Le dialogue entamé au niveau des comités stratégiques entre les directions des deux ministères devrait donc se décliner au niveau des juridictions et des services de police judiciaire. Un moyen d'y parvenir serait de mettre en place des référents frais de justice dans les services de la police judicaire, aussi bien au sein de la police nationale que de la gendarmerie nationale, au même niveau géographique que les juridictions (département, région).

Ces référents, en lien direct avec la juridiction, seraient destinataires des instructions, diffusées par leur direction nationale, mais aussi des informations et analyses conduites par les juridictions. Leur rôle serait de les diffuser auprès des enquêteurs et des services locaux, mais aussi de leur apporter des réponses.

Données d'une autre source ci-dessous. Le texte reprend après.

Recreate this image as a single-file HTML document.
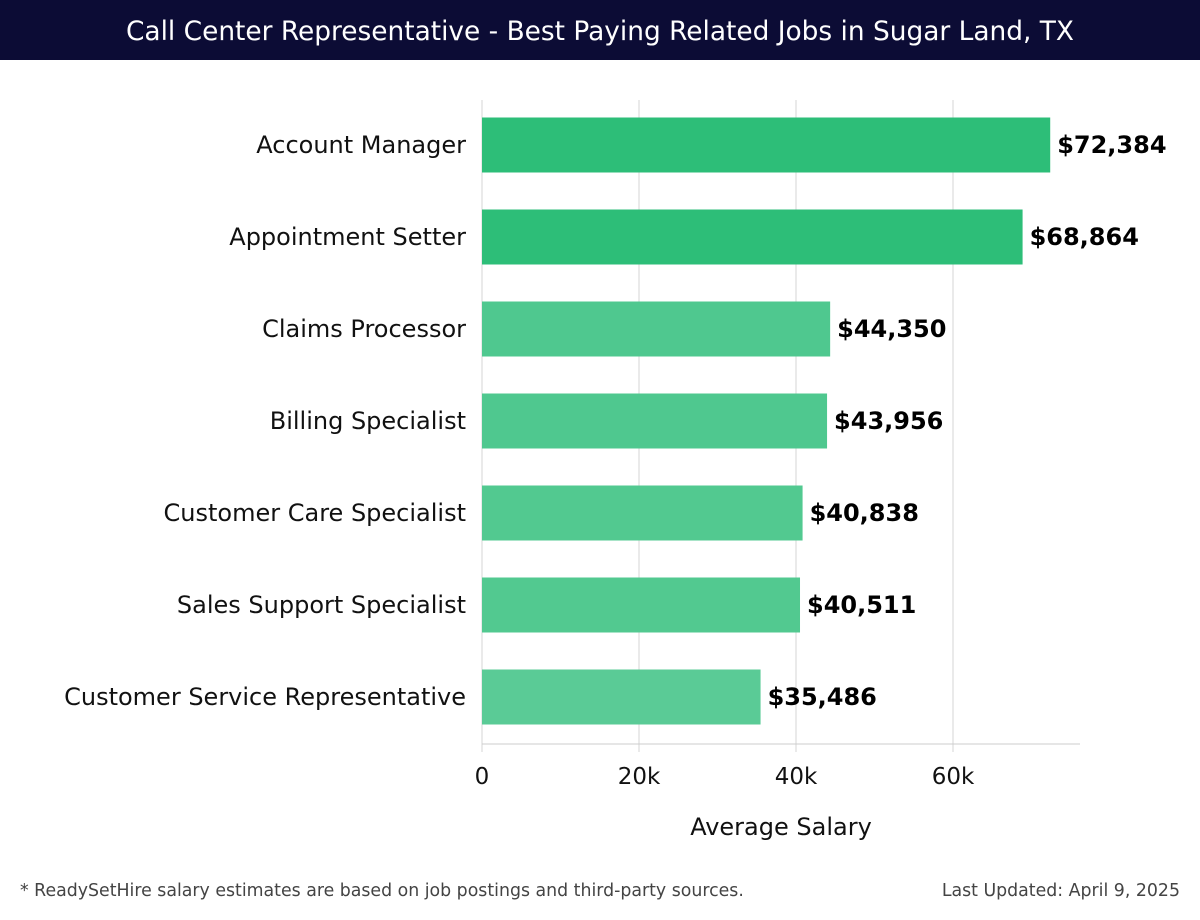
<!DOCTYPE html>
<html><head><meta charset="utf-8"><style>
body{margin:0;width:1200px;height:920px;background:#fff;font-family:"DejaVu Sans","Liberation Sans",sans-serif;overflow:hidden;position:relative}
#hdr{position:absolute;left:0;top:0;width:1200px;height:60px;background:#0c0c35;color:#fff;font-size:26.4px;text-align:center;line-height:64px;font-family:"DejaVu Sans",sans-serif}
.ft{position:absolute;top:881px;font-size:17.35px;color:#444;font-family:"DejaVu Sans",sans-serif}
</style></head><body>
<div id="hdr">Call Center Representative - Best Paying Related Jobs in Sugar Land, TX</div>
<svg id="ch" width="1200" height="920" style="position:absolute;left:0;top:0"></svg>
<div class="ft" style="left:20px">* ReadySetHire salary estimates are based on job postings and third-party sources.</div>
<div class="ft" style="right:20px">Last Updated: April 9, 2025</div>
<script>
const categories=["Account Manager","Appointment Setter","Claims Processor","Billing Specialist","Customer Care Specialist","Sales Support Specialist","Customer Service Representative"];
const values=[72384,68864,44350,43956,40838,40511,35486];
const tickValues=[0,20000,40000,60000];
const tickLabels=["0","20k","40k","60k"];
const NS="http://www.w3.org/2000/svg",svg=document.getElementById('ch');
const x=v=>482+v*157/20000;
const yc=i=>145+i*92;
function el(t,a,txt){const e=document.createElementNS(NS,t);for(const k in a)e.setAttribute(k,a[k]);if(txt!=null)e.textContent=txt;svg.appendChild(e);return e;}
tickValues.forEach((t,i)=>{
 const g=el('line',{x1:x(t),x2:x(t),y1:100,y2:752,stroke:'#e3e3e3','stroke-width':1.5});
 
 
 const l=el('text',{x:x(t),y:784,'font-size':23,'text-anchor':'middle',fill:'#111'},tickLabels[i]);
 
 
});
const ax=el('line',{x1:482,x2:1080,y1:744,y2:744,stroke:'#ccc','stroke-width':1});


const cols=['#2dbe78','#2dbe78','#4fc88f','#4fc88f','#52c990','#52c990','#5acb96'];
values.forEach((v,i)=>{
 const r=el('rect',{x:482,y:yc(i)-27.5,width:x(v)-482,height:55,fill:cols[i]});
 
 
 const t=el('text',{x:x(v)+7,y:yc(i)+8,'font-size':24,'font-weight':'bold',fill:'#000'},'$'+v.toLocaleString('en-US'));
 
 
 const c=el('text',{x:466,y:yc(i)+8,'font-size':24,'text-anchor':'end',fill:'#111'},categories[i]);
 
 
});
const xt=el('text',{x:781,y:835,'font-size':24,'text-anchor':'middle',fill:'#111'},'Average Salary');


</script>
</body></html>
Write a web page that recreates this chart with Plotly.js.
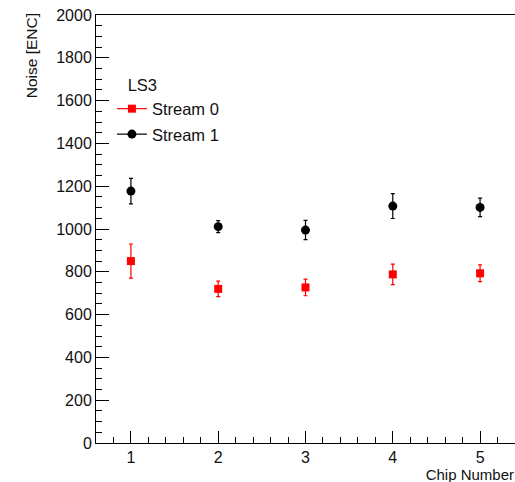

Face aux juridictions, ils pourraient aider à analyser l'évolution des coûts sur certains segments.

Recommandation : mettre en place un réseau de référents « frais de justice » dans les services de police judiciaire, chargés de faire le lien entre les informations apportées par le ministère de la justice, les instructions émanant du ministère de l'intérieur et les enquêteurs.


* 55 Articles 12 et 13 du code de procédure pénale.

* 56 Cour des comptes, Les frais de justice depuis 2011, communication à la commission des finances, de l'économie générale et du contrôle budgétaire de l'Assemblée nationale, septembre 2014.

* 57 Article L. 813-5 du code de l'entrée et du séjour des étrangers et du droit d'asile.

* 58 Ce coût est toutefois limité, puisque le SNPS l'estime à 131 500 euros par an pour les cinq laboratoires du SNPS.